Required task
In the data, extract each line that holds the string "Output".

Exercise input
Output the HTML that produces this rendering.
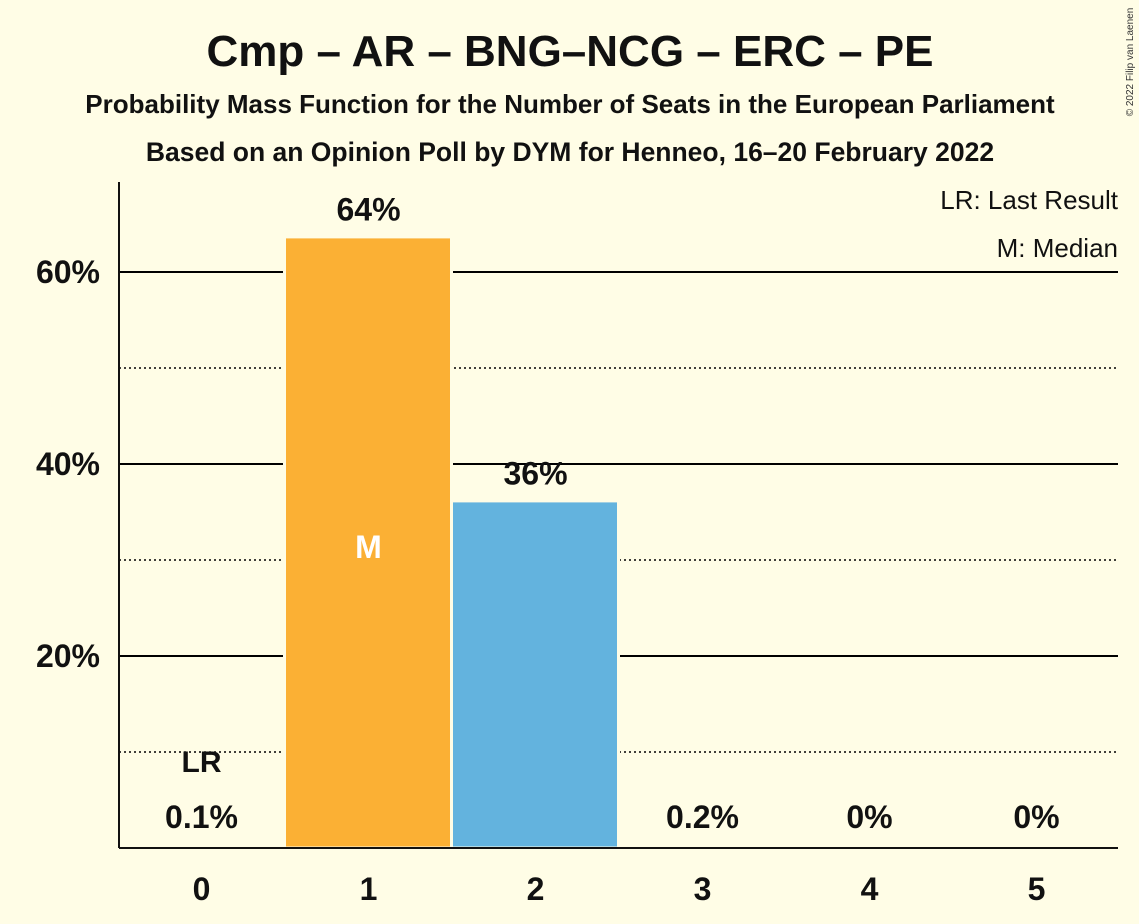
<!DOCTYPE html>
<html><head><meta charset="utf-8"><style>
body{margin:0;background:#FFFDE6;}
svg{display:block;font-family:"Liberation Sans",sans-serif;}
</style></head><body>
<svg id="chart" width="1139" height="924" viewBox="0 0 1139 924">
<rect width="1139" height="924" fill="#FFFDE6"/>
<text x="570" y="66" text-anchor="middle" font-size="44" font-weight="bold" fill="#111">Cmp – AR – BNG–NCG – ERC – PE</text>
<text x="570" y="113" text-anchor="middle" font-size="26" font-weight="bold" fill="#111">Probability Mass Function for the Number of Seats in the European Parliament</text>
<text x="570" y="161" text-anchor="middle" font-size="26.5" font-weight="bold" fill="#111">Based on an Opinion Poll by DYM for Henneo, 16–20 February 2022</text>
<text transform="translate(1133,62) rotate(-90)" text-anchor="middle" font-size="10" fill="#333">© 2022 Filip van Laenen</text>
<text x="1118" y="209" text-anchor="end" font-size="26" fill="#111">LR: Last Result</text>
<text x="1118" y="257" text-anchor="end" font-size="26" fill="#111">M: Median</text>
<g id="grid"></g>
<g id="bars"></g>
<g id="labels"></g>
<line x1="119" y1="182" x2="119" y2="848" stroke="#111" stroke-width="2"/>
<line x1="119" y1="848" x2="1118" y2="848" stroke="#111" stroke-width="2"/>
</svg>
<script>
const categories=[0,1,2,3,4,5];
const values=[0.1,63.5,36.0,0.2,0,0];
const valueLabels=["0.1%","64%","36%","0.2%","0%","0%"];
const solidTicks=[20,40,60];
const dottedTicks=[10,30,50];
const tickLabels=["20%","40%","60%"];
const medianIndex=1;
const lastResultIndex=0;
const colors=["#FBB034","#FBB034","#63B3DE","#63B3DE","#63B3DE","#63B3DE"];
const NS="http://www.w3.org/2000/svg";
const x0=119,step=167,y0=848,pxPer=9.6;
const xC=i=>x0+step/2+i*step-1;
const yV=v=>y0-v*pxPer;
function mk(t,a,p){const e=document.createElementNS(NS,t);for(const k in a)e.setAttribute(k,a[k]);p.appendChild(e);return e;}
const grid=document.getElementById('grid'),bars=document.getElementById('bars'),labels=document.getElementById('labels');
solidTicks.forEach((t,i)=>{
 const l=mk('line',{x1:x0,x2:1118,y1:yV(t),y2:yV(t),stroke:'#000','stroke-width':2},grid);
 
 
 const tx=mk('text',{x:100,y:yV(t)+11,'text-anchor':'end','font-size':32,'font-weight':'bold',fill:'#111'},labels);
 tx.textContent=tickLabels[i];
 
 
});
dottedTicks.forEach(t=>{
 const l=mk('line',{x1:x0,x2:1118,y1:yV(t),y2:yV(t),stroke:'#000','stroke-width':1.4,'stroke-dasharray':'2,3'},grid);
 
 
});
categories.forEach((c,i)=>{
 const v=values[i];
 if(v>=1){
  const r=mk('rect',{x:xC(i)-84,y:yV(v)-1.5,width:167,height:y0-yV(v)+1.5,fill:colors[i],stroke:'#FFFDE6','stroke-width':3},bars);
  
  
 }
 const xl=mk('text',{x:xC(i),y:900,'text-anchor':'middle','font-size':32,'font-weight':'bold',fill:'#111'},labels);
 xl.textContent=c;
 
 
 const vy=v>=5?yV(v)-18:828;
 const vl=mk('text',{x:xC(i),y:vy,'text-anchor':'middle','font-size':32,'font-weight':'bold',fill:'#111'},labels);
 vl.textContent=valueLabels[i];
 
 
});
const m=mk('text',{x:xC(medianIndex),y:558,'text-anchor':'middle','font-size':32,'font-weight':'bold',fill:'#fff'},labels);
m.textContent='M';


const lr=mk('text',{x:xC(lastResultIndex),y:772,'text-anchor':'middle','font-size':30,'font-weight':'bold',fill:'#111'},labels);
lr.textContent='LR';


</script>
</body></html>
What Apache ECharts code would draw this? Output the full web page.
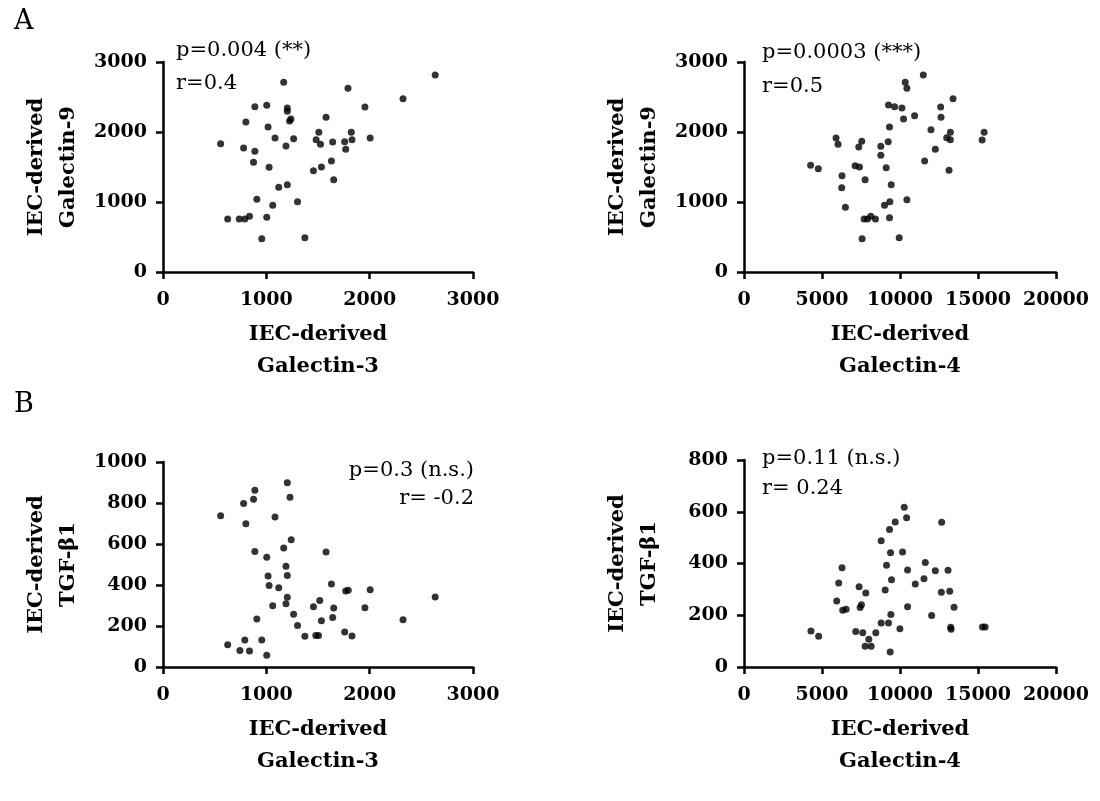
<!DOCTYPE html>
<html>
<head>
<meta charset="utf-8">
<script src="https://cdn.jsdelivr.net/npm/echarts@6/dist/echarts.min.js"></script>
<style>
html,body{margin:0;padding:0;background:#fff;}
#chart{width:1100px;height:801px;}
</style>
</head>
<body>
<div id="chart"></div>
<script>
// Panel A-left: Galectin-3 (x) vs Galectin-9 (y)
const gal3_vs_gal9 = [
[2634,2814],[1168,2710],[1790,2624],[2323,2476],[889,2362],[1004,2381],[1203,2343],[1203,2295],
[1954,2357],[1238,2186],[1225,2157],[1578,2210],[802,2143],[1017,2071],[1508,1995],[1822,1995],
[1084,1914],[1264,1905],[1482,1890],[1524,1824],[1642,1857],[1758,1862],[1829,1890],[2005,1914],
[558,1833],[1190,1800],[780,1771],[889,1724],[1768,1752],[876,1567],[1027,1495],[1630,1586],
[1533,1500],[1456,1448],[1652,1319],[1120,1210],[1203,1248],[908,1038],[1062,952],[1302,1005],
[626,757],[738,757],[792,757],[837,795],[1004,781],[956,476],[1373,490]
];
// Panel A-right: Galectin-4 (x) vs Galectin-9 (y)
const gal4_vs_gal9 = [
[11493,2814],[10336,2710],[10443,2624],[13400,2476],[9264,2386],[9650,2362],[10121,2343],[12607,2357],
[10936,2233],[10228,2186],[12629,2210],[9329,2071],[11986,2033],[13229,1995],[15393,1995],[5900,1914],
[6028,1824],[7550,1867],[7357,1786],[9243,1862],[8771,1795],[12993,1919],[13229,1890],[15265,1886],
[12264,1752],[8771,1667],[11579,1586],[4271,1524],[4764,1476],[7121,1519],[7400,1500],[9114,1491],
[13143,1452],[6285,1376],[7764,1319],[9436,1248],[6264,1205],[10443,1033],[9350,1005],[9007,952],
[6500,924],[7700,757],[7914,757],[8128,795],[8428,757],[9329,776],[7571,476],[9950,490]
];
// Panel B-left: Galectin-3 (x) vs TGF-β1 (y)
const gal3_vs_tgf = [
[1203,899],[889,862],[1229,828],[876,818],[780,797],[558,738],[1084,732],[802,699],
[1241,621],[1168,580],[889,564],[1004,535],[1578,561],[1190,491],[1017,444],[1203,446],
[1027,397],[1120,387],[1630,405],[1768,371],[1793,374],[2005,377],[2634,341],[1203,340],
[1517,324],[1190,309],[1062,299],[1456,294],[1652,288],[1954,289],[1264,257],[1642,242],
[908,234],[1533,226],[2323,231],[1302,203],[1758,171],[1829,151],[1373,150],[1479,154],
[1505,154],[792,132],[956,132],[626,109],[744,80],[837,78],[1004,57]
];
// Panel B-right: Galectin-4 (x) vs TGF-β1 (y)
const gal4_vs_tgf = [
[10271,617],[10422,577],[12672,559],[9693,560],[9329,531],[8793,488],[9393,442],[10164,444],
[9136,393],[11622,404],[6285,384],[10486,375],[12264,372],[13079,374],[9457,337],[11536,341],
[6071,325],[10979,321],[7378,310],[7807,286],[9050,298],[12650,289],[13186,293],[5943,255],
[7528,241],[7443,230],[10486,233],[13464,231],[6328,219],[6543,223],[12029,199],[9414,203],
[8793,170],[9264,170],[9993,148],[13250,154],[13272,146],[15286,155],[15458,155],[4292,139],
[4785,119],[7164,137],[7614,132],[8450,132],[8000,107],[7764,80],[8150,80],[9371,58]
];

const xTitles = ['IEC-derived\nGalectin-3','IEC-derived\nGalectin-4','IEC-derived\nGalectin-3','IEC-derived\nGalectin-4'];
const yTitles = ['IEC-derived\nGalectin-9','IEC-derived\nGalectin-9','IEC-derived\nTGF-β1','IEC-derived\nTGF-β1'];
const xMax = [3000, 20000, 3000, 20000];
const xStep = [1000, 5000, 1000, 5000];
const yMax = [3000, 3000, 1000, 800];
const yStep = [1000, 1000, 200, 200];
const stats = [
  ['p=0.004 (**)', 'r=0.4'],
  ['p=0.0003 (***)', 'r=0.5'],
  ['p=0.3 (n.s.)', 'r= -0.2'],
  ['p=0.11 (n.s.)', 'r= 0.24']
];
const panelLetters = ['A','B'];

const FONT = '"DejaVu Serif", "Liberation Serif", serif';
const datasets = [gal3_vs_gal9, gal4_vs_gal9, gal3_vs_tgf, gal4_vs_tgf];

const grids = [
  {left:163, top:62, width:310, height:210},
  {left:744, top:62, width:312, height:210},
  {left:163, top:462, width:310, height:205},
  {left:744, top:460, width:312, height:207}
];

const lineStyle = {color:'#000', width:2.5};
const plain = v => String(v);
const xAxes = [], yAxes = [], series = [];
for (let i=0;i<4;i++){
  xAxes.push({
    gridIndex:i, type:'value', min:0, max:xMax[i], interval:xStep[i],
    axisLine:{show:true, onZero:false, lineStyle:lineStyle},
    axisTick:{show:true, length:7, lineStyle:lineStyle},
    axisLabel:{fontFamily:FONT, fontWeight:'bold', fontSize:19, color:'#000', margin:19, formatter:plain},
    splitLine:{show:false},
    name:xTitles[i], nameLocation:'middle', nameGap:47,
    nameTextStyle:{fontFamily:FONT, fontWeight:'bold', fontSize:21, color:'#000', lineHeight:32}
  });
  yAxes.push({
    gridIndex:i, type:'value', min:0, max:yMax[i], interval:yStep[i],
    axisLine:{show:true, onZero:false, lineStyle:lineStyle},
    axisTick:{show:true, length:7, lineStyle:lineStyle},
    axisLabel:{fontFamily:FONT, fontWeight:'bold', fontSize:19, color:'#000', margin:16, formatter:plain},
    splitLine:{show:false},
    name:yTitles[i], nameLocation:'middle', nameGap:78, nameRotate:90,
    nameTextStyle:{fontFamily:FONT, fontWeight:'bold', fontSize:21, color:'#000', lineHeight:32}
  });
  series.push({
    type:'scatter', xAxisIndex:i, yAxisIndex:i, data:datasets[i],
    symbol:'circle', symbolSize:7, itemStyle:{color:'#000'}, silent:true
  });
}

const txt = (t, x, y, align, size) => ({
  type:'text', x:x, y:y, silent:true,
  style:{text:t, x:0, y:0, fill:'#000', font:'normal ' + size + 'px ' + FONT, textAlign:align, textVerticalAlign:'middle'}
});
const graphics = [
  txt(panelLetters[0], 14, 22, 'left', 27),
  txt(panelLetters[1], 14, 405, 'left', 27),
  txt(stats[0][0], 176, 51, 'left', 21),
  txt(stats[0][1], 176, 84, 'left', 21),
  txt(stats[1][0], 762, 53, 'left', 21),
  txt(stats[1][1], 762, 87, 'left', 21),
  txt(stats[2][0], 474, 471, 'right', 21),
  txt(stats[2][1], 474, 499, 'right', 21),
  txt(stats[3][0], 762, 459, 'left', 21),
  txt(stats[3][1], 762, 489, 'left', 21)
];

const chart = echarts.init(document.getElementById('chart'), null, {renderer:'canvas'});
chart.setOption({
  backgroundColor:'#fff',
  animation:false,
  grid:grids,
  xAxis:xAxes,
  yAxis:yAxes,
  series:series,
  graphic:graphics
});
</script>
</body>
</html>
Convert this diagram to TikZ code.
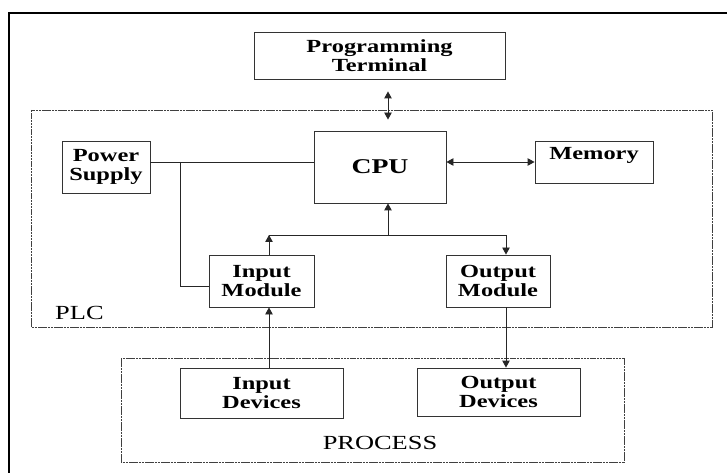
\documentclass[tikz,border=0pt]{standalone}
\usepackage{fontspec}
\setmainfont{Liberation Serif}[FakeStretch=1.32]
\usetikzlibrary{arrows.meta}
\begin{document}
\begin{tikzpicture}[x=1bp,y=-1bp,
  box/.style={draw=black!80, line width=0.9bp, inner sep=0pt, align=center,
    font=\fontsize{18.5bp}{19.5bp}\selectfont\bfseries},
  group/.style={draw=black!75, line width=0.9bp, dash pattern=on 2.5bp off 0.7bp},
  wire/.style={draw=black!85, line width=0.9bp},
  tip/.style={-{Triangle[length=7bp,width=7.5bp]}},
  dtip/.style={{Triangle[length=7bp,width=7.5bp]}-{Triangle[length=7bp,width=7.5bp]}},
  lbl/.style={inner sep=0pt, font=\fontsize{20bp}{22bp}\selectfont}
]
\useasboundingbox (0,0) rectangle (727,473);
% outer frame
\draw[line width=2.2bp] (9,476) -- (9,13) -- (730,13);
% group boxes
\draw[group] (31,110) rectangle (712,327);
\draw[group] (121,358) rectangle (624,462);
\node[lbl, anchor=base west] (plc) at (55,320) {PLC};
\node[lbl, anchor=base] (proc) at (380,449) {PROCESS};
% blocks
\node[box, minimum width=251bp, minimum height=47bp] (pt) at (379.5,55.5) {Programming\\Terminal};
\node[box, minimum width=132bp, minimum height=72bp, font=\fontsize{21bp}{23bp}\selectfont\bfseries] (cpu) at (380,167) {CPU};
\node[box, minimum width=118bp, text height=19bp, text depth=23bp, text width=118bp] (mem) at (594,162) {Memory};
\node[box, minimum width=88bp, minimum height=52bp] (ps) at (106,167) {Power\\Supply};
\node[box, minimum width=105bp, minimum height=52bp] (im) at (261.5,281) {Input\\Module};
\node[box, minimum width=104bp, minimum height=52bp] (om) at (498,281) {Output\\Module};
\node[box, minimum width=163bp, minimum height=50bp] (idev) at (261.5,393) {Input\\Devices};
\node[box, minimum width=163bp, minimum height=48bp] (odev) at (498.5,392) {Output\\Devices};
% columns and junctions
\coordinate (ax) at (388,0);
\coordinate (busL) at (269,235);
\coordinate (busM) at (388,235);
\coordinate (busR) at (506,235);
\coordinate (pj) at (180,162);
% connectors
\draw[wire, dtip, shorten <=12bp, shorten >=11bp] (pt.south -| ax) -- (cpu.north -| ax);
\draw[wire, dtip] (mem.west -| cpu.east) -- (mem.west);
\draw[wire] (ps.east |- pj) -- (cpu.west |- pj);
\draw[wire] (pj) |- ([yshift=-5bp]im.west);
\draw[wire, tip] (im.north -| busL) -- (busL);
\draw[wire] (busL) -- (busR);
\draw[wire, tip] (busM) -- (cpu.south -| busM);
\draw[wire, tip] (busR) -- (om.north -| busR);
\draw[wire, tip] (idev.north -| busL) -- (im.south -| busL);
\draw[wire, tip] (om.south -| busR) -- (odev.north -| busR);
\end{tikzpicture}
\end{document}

Written answer
Output the HTML that produces this rendering.
What Apache ECharts code would draw this? Output the full web page.
\node[box, minimum width=104bp, minimum height=52bp] (om) at (498,281) {Output\\Module};
\node[box, minimum width=163bp, minimum height=48bp] (odev) at (498.5,392) {Output\\Devices};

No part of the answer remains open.